Einseitigkeit überwinden
Es lässt sich nun fragen: Was kann, soll oder muss die Denkmalpflege tun, um der gesellschaftlichen Vielfalt, dem «Erbe der Anderen», der Minderheiten oder der Personen ohne Lobby gerechter zu werden? Ziel und Hauptaufgabe sind der Erhalt und die Pflege von historischen Kulturgütern für zukünftige Generationen. In der Praxis sind es vornehmlich Baudenkmäler von besonderem kulturellen Zeugniswert. Das heisst, schützenswert ist etwas, das von besonderer historischer, gesellschaftlicher, wissenschaftlicher, künstlerischer, architektonischer, handwerklicher, siedlungs- oder landschaftsprägender Bedeutung ist. Wenn das Erbe der «Anderen» besser berücksichtigt werden soll, so sind diese Kategorien nicht unbedingt zu erweitern, aber differenzierter und umfassender auszulegen.
Die Inventare der Denkmalpflege werden periodisch erneuert, und die Festlegung von Schutzmassnahmen ist letztlich immer ein politischer Akt. Im fachlichen Inventarisierungsprozess werden die denkmalpflegerische Bedeutung oder die Schutzwürdigkeit heute noch zu oft einseitig an architektonischen Gesichtspunkten festgemacht, oder es werden Gebäude nicht geschützt oder inventarisiert, weil sie etwa verschiedene bauliche Veränderungen erfahren haben. Indes kann die historische Bedeutung, die man ihnen nicht ansieht, für sich allein schon denkmalbegründend sein.
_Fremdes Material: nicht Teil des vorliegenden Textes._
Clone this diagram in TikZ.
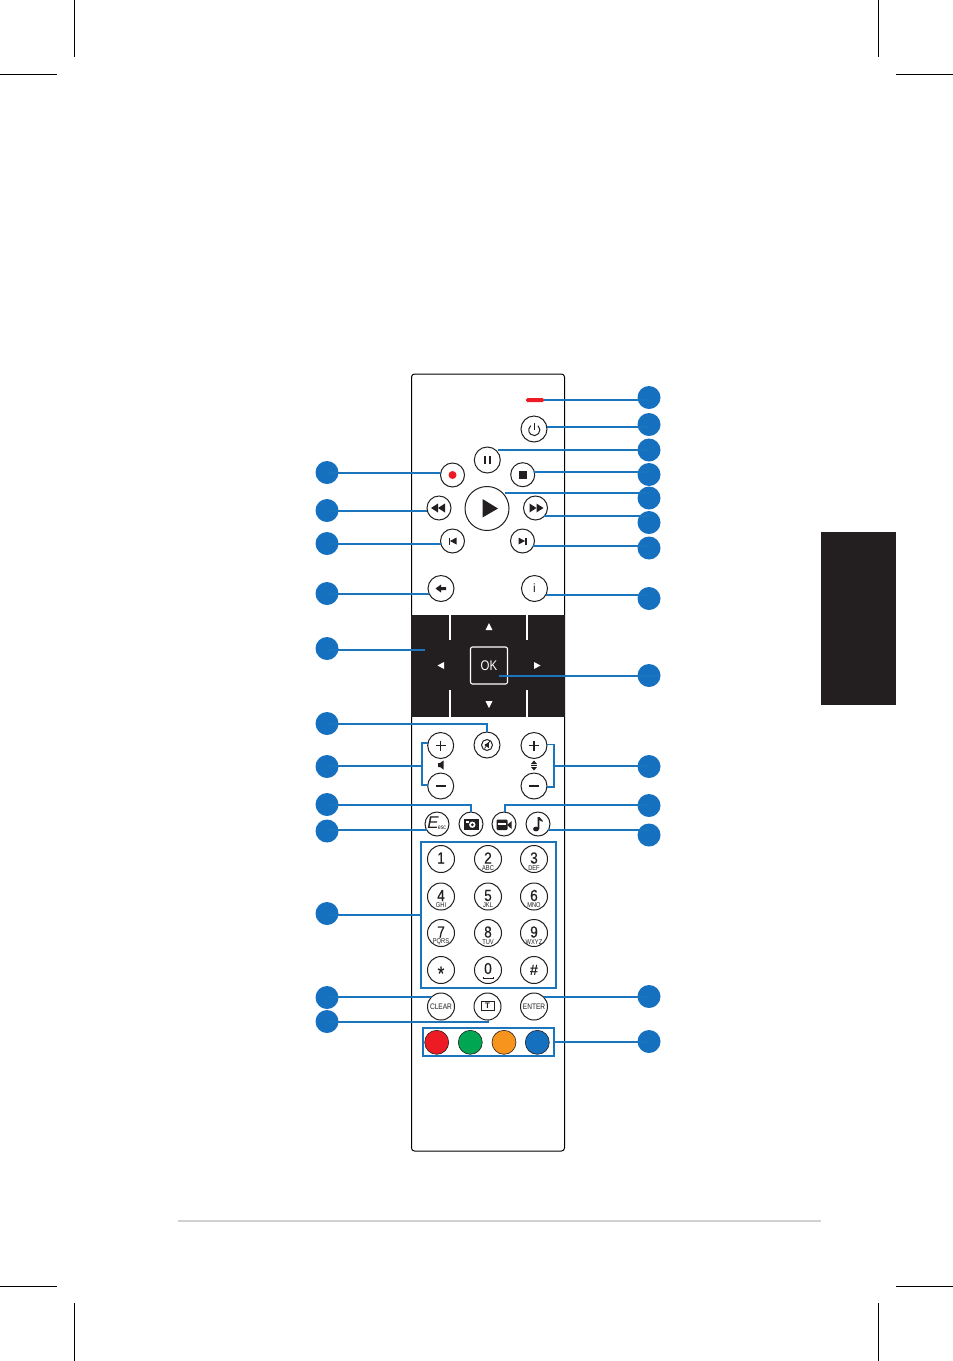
\documentclass[tikz,border=0pt]{standalone}
\usepackage{fontspec}
\setmainfont{Liberation Sans}
\newfontfamily\narrowf[FakeStretch=0.82]{Liberation Sans}
\newfontfamily\digitf[FakeStretch=0.85,FakeBold=0.35]{Liberation Sans}
\definecolor{conblue}{HTML}{1B75BC}
\definecolor{dotblue}{HTML}{1570BF}
\definecolor{inkblack}{HTML}{231F20}
\definecolor{keyred}{HTML}{ED1C24}
\definecolor{keygreen}{HTML}{00A651}
\definecolor{keyorange}{HTML}{F7941D}
\tikzset{
  dot/.style={circle,fill=dotblue,minimum size=23pt,inner sep=0pt,outer sep=0pt},
  conn/.style={draw=conblue,line width=1.7pt},
  frameblue/.style={draw=conblue,line width=1.7pt,inner sep=0pt,outer sep=0pt},
  btn/.style={circle,draw=inkblack,fill=white,line width=1pt,inner sep=0pt,outer sep=0pt},
  smallb/.style={btn,minimum size=24pt},
  midb/.style={btn,minimum size=26pt},
  keyb/.style={btn,minimum size=27pt},
  colorb/.style={circle,draw=inkblack,line width=0.6pt,minimum size=24pt,inner sep=0pt,outer sep=0pt},
  crop/.style={draw=black,line width=0.6pt},
  bigt/.style={inner sep=0pt,text=inkblack,font=\digitf\fontsize{16}{16}\selectfont},
  subt/.style={inner sep=0pt,text=inkblack,font=\narrowf\fontsize{7}{7}\selectfont},
  icon/.style={fill=inkblack,draw=none},
  iconl/.style={draw=inkblack,line width=1.4pt},
  whitet/.style={fill=white,draw=none}
}
\newcommand{\keypad}[5]{%
  \node[keyb] (#1) at (#2,#3) {};
  \node[bigt] (#1d) at (#2,#3-1) {#4};
  \node[subt] (#1s) at (#2,#3+8.7) {#5};
}
\begin{document}
\begin{tikzpicture}[x=1pt,y=-1pt]
\useasboundingbox (0,0) rectangle (953,1361);
\fill[white] (0,0) rectangle (953,1361);
% crop marks
\draw[crop] (74.5,0) -- (74.5,57);
\draw[crop] (0,74.5) -- (57,74.5);
\draw[crop] (878.5,0) -- (878.5,57);
\draw[crop] (896,74.5) -- (953,74.5);
\draw[crop] (74.5,1303) -- (74.5,1361);
\draw[crop] (0,1286.5) -- (57,1286.5);
\draw[crop] (878.5,1303) -- (878.5,1361);
\draw[crop] (896,1286.5) -- (953,1286.5);
% side tab and footer rule
\fill[inkblack] (821,532) rectangle (896,705);
\draw[draw=black!18,line width=1.8pt] (178,1221) -- (821,1221);
% remote body
\draw[black,line width=1pt,rounded corners=3pt] (411.5,374) rectangle (564.5,1151);
\fill[inkblack] (411,615) rectangle (565,717);
\draw[white,line width=2pt] (449.5,615) -- (449.5,640);
\draw[white,line width=2pt] (526.5,615) -- (526.5,640);
\draw[white,line width=2pt] (449.5,690) -- (449.5,717);
\draw[white,line width=2pt] (526.5,690) -- (526.5,717);
\node[draw=white,line width=1.1pt,rounded corners=2pt,minimum width=37pt,minimum height=37pt,inner sep=0pt,outer sep=0pt,text=white,font=\narrowf\fontsize{14}{14}\selectfont] (ok) at (489,665.5) {OK};
\fill[whitet] (489,623) -- (485.5,630) -- (492.5,630) -- cycle;
\fill[whitet] (489,708) -- (485.5,701) -- (492.5,701) -- cycle;
\fill[whitet] (437.5,665.5) -- (444,662) -- (444,669) -- cycle;
\fill[whitet] (540.5,665.5) -- (534,662) -- (534,669) -- cycle;
\node[minimum size=0pt,inner sep=0pt] (panelpt) at (425,650) {};
% LED
\node[fill=keyred,rounded corners=1.5pt,minimum width=18pt,minimum height=4pt,inner sep=0pt,outer sep=0pt] (led) at (535,400) {};
% buttons
\node[midb] (power) at (534,429) {};
\node[midb] (pause) at (487.3,460) {};
\node[smallb] (record) at (452.5,475) {};
\node[smallb] (stop) at (522.7,474.7) {};
\node[btn,minimum size=44pt] (play) at (487,508.5) {};
\node[smallb] (rew) at (439,508) {};
\node[smallb] (ffw) at (535.5,508) {};
\node[smallb] (prev) at (452.5,541) {};
\node[smallb] (next) at (522.5,541) {};
\node[midb] (back) at (441,588.5) {};
\node[midb] (info) at (534.5,588.5) {};
\node[midb] (mute) at (487,745) {};
\node[midb] (volp) at (440.7,745.5) {};
\node[midb] (volm) at (440.7,786) {};
\node[midb] (chp) at (534,745.5) {};
\node[midb] (chm) at (534,786) {};
\node[smallb] (esc) at (437,824) {};
\node[smallb] (photo) at (471,824) {};
\node[smallb] (video) at (504,824) {};
\node[smallb] (music) at (538,824) {};
% keypad
\node[frameblue,minimum width=135pt,minimum height=145.5pt] (keys) at (488.3,915) {};
\keypad{ka}{441}{859}{1}{}
\keypad{kb}{488}{859}{2}{ABC}
\keypad{kc}{534}{859}{3}{DEF}
\keypad{kd}{441}{896.5}{4}{GHI}
\keypad{ke}{488}{896.5}{5}{JKL}
\keypad{kf}{534}{896.5}{6}{MNO}
\keypad{kg}{441}{933}{7}{PQRS}
\keypad{kh}{488}{933}{8}{TUV}
\keypad{ki}{534}{933}{9}{WXYZ}
\node[keyb] (kstar) at (441,970) {};
\node[bigt,font=\digitf\fontsize{20}{20}\selectfont] (kstart) at (441,973.5) {*};
\node[keyb] (kzero) at (488,970) {};
\node[bigt] (kzerot) at (488,968.5) {0};
\draw[inkblack,line width=0.7pt] (483,977) -- (483,978.5) -- (493,978.5) -- (493,977);
\node[keyb] (khash) at (534,970) {};
\node[bigt,font=\fontsize{15}{15}\selectfont\bfseries] (khasht) at (534,970) {\#};
\node[keyb,font=\narrowf\fontsize{8}{8}\selectfont,text=inkblack] (clear) at (441,1006.5) {CLEAR};
\node[keyb] (ttx) at (487.5,1006.5) {};
\node[keyb,font=\narrowf\fontsize{8}{8}\selectfont,text=inkblack] (enter) at (534,1006.5) {ENTER};
\node[draw=inkblack,line width=0.9pt,minimum width=13pt,minimum height=9pt,inner sep=0pt,text=inkblack,font=\fontsize{8}{8}\selectfont\bfseries] (ttxt) at (487.5,1006) {T};
% colour keys
\node[frameblue,minimum width=131pt,minimum height=28pt] (cols) at (488.8,1042) {};
\node[colorb,fill=keyred] (cred) at (436.7,1042.3) {};
\node[colorb,fill=keygreen] (cgreen) at (470.3,1042.3) {};
\node[colorb,fill=keyorange] (corange) at (504,1042.3) {};
\node[colorb,fill=dotblue] (cblue) at (537.3,1042.3) {};
% icons
\draw[iconl,line width=1pt] (537.9,425.7) arc[start angle=-50,end angle=230,radius=5.6];
\draw[iconl,line width=1pt] (534.3,423) -- (534.3,430);
\fill[icon] (483.5,456) rectangle (486,464);
\fill[icon] (488.5,456) rectangle (491,464);
\fill[keyred] (452.5,475) circle (4);
\fill[icon] (519,471) rectangle (526.5,478.5);
\fill[icon] (482.5,499) -- (482.5,517.5) -- (498,508.5) -- cycle;
\fill[icon] (431,508) -- (438,503.5) -- (438,512.5) -- cycle;
\fill[icon] (438,508) -- (445,503.5) -- (445,512.5) -- cycle;
\fill[icon] (543.5,508) -- (536.5,503.5) -- (536.5,512.5) -- cycle;
\fill[icon] (536.5,508) -- (529.5,503.5) -- (529.5,512.5) -- cycle;
\fill[icon] (448.5,537.5) rectangle (450,544.5);
\fill[icon] (450,541) -- (456.5,537.5) -- (456.5,544.5) -- cycle;
\fill[icon] (526.5,537.5) rectangle (525,544.5);
\fill[icon] (525,541) -- (518.5,537.5) -- (518.5,544.5) -- cycle;
\fill[icon] (435.5,588.5) -- (441,584.5) -- (441,587) -- (446,587) -- (446,590) -- (441,590) -- (441,592.5) -- cycle;
\node[inner sep=0pt,text=inkblack,font=\fontsize{12}{12}\selectfont] (infot) at (534.5,588.5) {i};
\draw[iconl] (435.5,745.5) -- (446,745.5);
\draw[iconl] (440.7,740.5) -- (440.7,750.5);
\draw[iconl] (435.5,786) -- (446,786);
\draw[iconl] (529,745.5) -- (539,745.5);
\draw[iconl] (534,740.5) -- (534,750.5);
\draw[iconl] (529,786) -- (539,786);
\fill[icon] (438,763) -- (440,763) -- (443.5,760.5) -- (443.5,769.5) -- (440,767) -- (438,767) -- cycle;
\fill[icon] (534,760.5) -- (531,764) -- (537,764) -- cycle;
\fill[icon] (534,770.5) -- (531,767) -- (537,767) -- cycle;
\draw[inkblack,line width=0.6pt] (531,765.5) -- (537,765.5);
\draw[inkblack,line width=1pt] (487,745) circle (5.5);
\fill[icon] (484.8,744) -- (486,744) -- (488.8,742) -- (488.8,748) -- (486,746) -- (484.8,746) -- cycle;
\draw[inkblack,line width=0.7pt] (484.5,748.5) -- (490,741);
\node[inner sep=0pt,text=inkblack,font=\fontsize{17}{17}\selectfont\itshape] (esce) at (433,823) {E};
\node[inner sep=0pt,text=inkblack,font=\narrowf\fontsize{6.5}{6.5}\selectfont] (escs) at (442,827.5) {esc};
\fill[icon] (464,819) rectangle (479.3,829.5);
\fill[white] (472.3,824.7) circle (3.2);
\fill[icon] (472.3,824.7) circle (1.5);
\fill[white] (465.5,821) rectangle (468.5,823);
\fill[icon,rounded corners=1pt] (496.7,819.5) rectangle (507.5,830);
\fill[icon] (507,825) -- (511.7,821) -- (511.7,829) -- cycle;
\fill[white] (498.4,823.4) rectangle (505.5,825.2);
\fill[icon] (536,829) circle[x radius=3,y radius=2.4];
\fill[icon] (537.5,829) -- (537.5,817) -- (539.3,817) -- (542.7,820.5) -- (542.7,822) -- (539.3,820) -- (539.3,829) -- cycle;
% blue markers
\foreach \n/\y in {ra/397.5,rb/424.5,rc/450,rd/474.5,re/498,rf/522.5,rg/548,rh/598.5,ri/675.5,rj/766.5,rk/805.5,rl/835,rm/996.5,rn/1041.5}
  \node[dot] (\n) at (649,\y) {};
\foreach \n/\y in {la/472.5,lb/510.5,lc/543.5,ld/593.5,le/648.5,lf/723.5,lg/766.5,lh/804.5,li/831,lj/913.5,lk/997.5,ll/1021.5}
  \node[dot] (\n) at (327,\y) {};
% connectors, right side
\draw[conn] (led.east) -- (led.east -| ra);
\draw[conn] (power.10) -- (power.10 -| rb);
\draw[conn] ([xshift=2pt]pause.50) -- (pause.50 -| rc);
\draw[conn] (stop.13) -- (stop.13 -| rd);
\draw[conn] ([xshift=2pt]play.45) -- (play.45 -| re);
\draw[conn] (ffw.-42) -- (ffw.-42 -| rf);
\draw[conn] (next.-24) -- (next.-24 -| rg);
\draw[conn] (info.-30) -- (info.-30 -| rh);
\draw[conn] ([shift={(10pt,-10.5pt)}]ok.center) -- ([shift={(10pt,-10.5pt)}]ok.center -| ri);
\coordinate (brr) at (554.3,766);
\draw[conn] (chp.5) -| (brr) |- (chm.-5);
\draw[conn] (brr) -- (brr -| rj);
\draw[conn] ([xshift=1pt]video.north) |- ([yshift=0.5pt]rk.center);
\draw[conn] (music.-30) -- (music.-30 -| rl);
\draw[conn] (enter.45) -- (enter.45 -| rm);
\draw[conn] (cols.east) -- (cols.east -| rn);
% connectors, left side
\draw[conn] (record.170) -- (record.170 -| la);
\draw[conn] (rew.195) -- (rew.195 -| lb);
\draw[conn] (prev.195) -- (prev.195 -| lc);
\draw[conn] (back.205) -- (back.205 -| ld);
\draw[conn] (panelpt) -- (panelpt -| le);
\draw[conn] (mute.north) |- ([yshift=-0.5pt]lf.center);
\coordinate (brl) at (421.8,766);
\draw[conn] (volp.170) -| (brl) |- (volm.175);
\draw[conn] (brl) -- (brl -| lg);
\draw[conn] (photo.north) |- ([yshift=-0.5pt]lh.center);
\draw[conn] (esc.210) -- (esc.210 -| li);
\draw[conn] (keys.west) -- (keys.west -| lj);
\draw[conn] (clear.135) -- (clear.135 -| lk);
\draw[conn] ([xshift=1pt]ttx.south) |- ([yshift=-0.5pt]ll.center);
\end{tikzpicture}
\end{document}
«Haus zum Mohrenkopf» in der Spisergasse 20. Aus der Diskussion zum Umgang mit «belastetem Erbe» entstand in der Stadt St. Gallen der «Weg der Vielfalt». © Denkmalpflege Stadt St. Gallen
Vielfalt repräsentieren
Bei der nächsten Aktualisierung des Inventars der schützenswerten Bauten könnte also die Bevölkerung im Allgemeinen – aber gerade auch Bevölkerungsgruppen als Vertretende von bisher unterrepräsentierten Beständen im Inventar – stärker miteinbezogen werden. Ähnlich wie beim Workshop zum «Weg der Vielfalt» kann gefragt werden, welche Gebäude für verschiedene Bevölkerungsgruppen identitätsstiftend und deshalb als kulturhistorische Zeugnisse zu erhalten seien.

Das Volkshaus in der Lämmlisbrunnstrasse 41 in St. Gallen, erbaut 1898, ist eines der wenigen erhaltenen Volkshäuser in der Schweiz und ein Denkmal der Arbeiterbewegung. © Archiv Denkmalpflege Stadt St. Gallen.
Es geht aber nicht nur darum, bestehende Inventare zu erweitern, sondern auch bereits geschützten Objekten einen erweiterten Denkmalwert zuzuschreiben. So ist etwa die Turnhalle Kreuzbleiche nicht bloss ein Zeugnis für den aufkommenden Sportunterricht im frühen 20. Jahrhundert, sondern auch ein Erinnerungsort für die Flüchtlingsgeschichte im Zweiten Weltkrieg.
Baudenkmäler erzählen Geschichten, und es ist die Aufgabe der Denkmalpflege, diese Geschichten ganzheitlicher zu erzählen als bisher – und damit sowohl die positiven wie auch die negativen Aspekte aus der Historie eines Gebäudes, eines Ortes, zu beleuchten.